Current Account Surplus Possible in 2012 – Captialeritrea



Eritrean Business News: Eritrea’s mining activities and the resulting economic trade, investment and market movements are clearly showing signs of change in terms of the nation’s trade balance. The trade balance in simple terms is a measure comparing your earning against your expenses, in the same way you would review your household costs and revenues at the end of each month.

In a national economy it is the measure which compares earnings from exports of goods and services versus expenses from imports of goods and services. Although, economics argue what might be better a trade surplus, when your exports exceed your imports in monetary terms, or trade deficits, when your imports exceed your exports in monetary terms, it depends on many other factors and it might not harm if the balance does not tip to much either way.

2011 was definately a game-changer for the revival of the Eritrean economy, as the African Development Bank (AfDB) highlighted earlier this year the economic growth was strong in 2011 estimated to be 8.2%, compared to 2.2% in 2010. This kind of year-over-year jump is very unusual, and only seen in economies, which start their economic development from scratch.

Eritrea’s Global Trade Values, Comesa

Since 2007 imports have increased fueled by the need of machines, hardware and technology to build the mining industry until it would be ready to start producing exports for the national economy.
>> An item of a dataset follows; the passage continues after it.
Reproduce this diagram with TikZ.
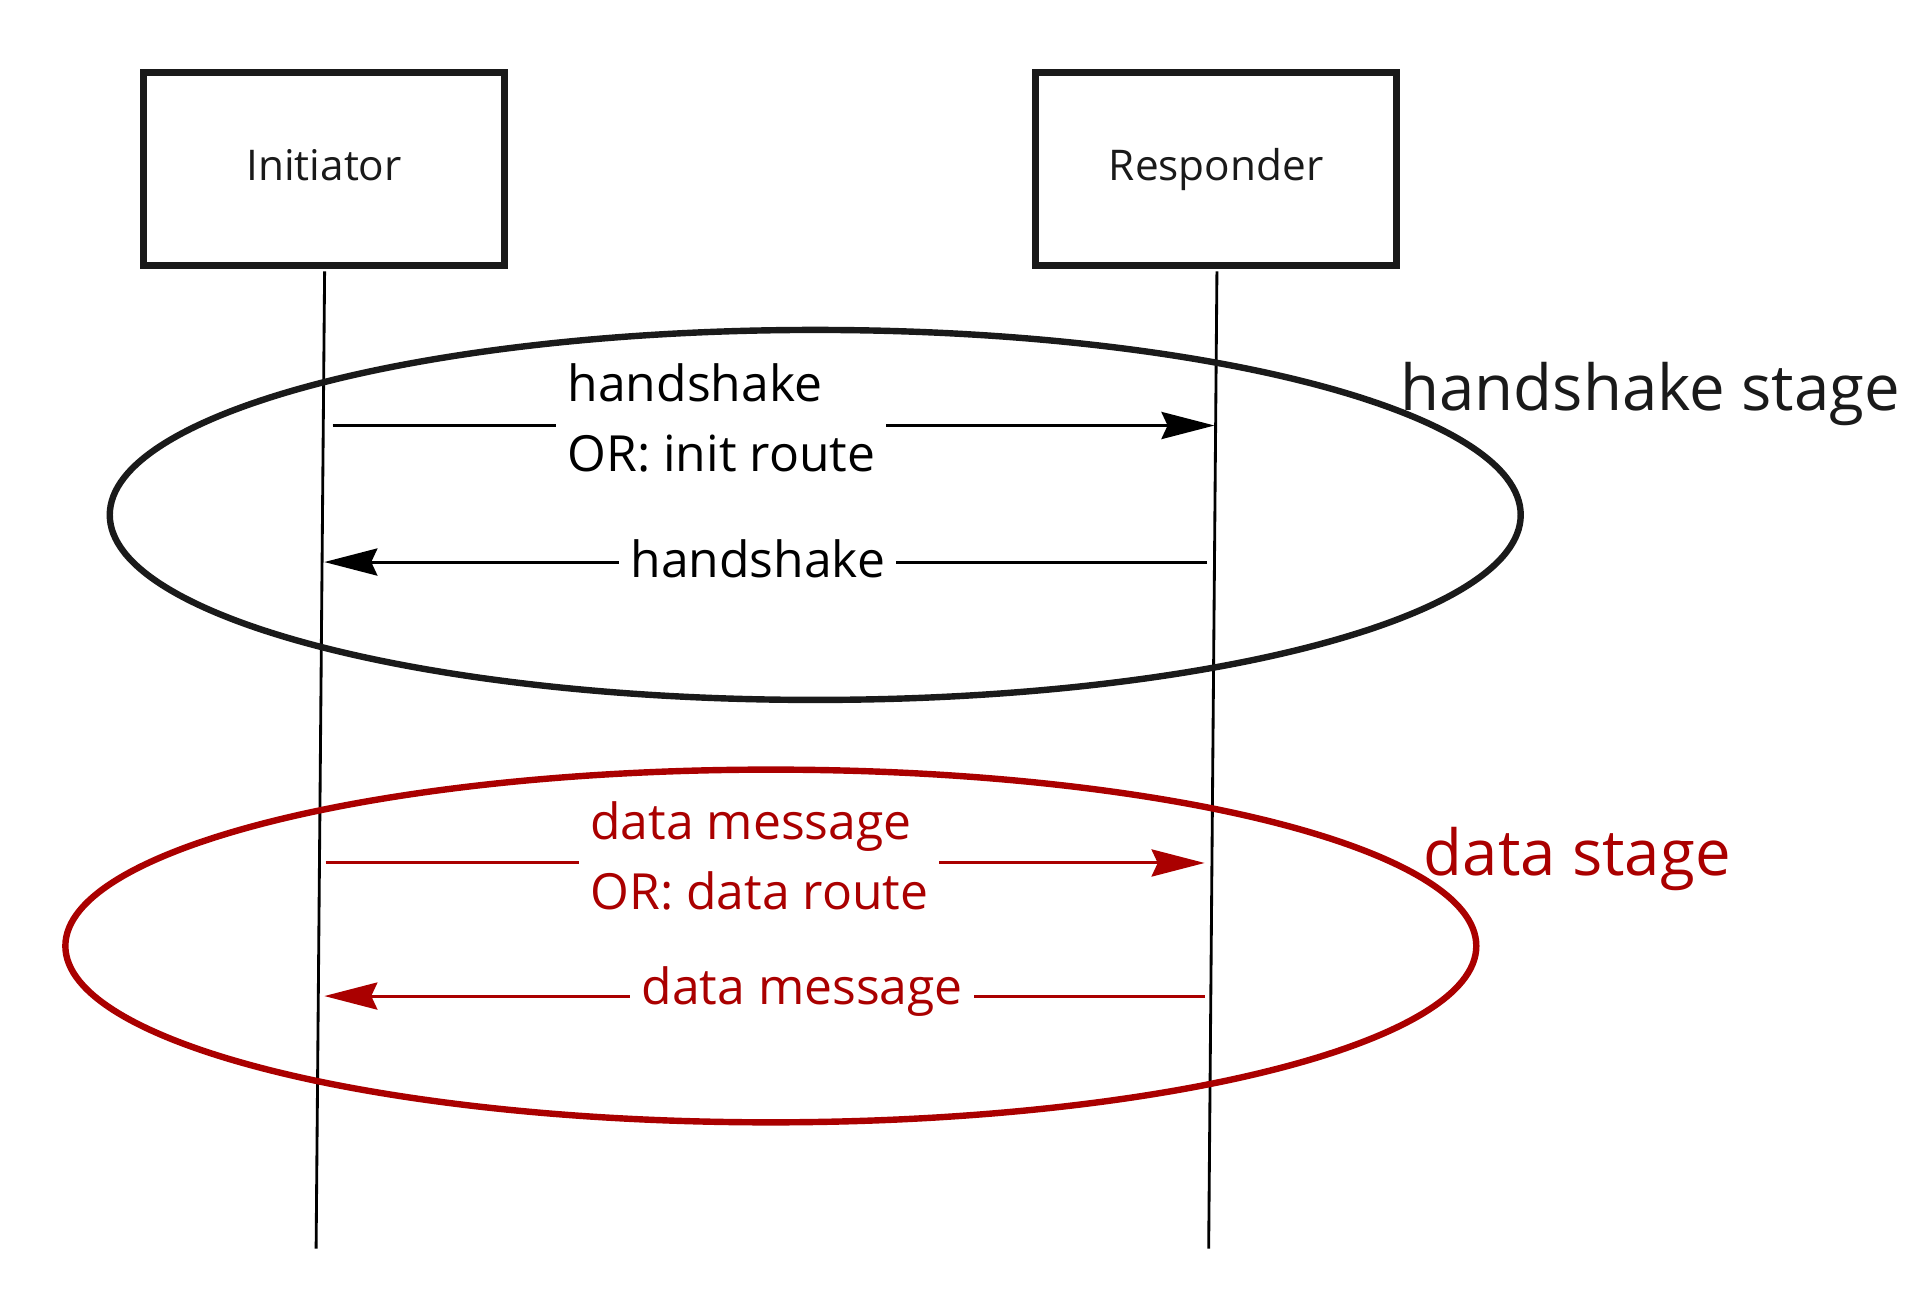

This were necessary investment in previous years to be able to witness the return on capital employed we start to see emerging now.

With the first Eritrean gold mine, operated by Nevsun Resources, having started production in 2011 the country’s exports jumped enormously compared to 2010, while imports showed a moderate increase for the same period. Eritrea’s historic current account deficit is expected to turn to a trade surplus in 2012 largely due to higher exports revenues from gold an silver, according to the AfDB .

Eritrea’s biggest export trade partners within the Comesa region in 2011, were Kenya, Egypt and Sudan, whereas Eritrea imports most goods and services within the Comesa region from Egypt.

The biggest impact on the trade balance however comes from global trade partners. Top global export partners in 2011 was Canada followed by the Comesa region, European Union and China. Canada as the origin country of Stock Exchange-listed miner Nevsun Resources, shows that operational production of the Bisha mine has kickstarted exports and therefore increased national earnings, strongly needed to pay for domestic and international expenses. Top export goods in 2011 were gold and silver.

Top global import partner in 2011 is China followed by the Comesa region and the European Union. Top imported goods are sugar, wheat and motor vehicles, bulldozers, lorries to provide for the growing need of the expanding mining industry.

Development takes time and self-reliance is not easily earned but signs are looking good that the economic outlook for the coming years is bright.

This can bring along improvements in living standards and socio-economic aspects and further enhancement of good trade relations within the region and beyond, given that Africa collectively pursues peace and stability

The AfDB acknowledges Eritrea’s national development priorities are clearly spelled out in its human resources, infrastructure and food security programmes and policy statements. The country focuses on self-reliance to a degree not seen elsewhere in Africa. It also boasts a functioning education and health system.

To assure continues economic stability and growth for many many years to come the challenge of being able to stimulate other economic sectors next to mining plays a crucial role. Only the multiplier effect of mining on other industries such as construction, tourism, agriculture, transport, manufacturing, marine and fisheries etc., can guarantee, if successful, long term sustainable economic growth.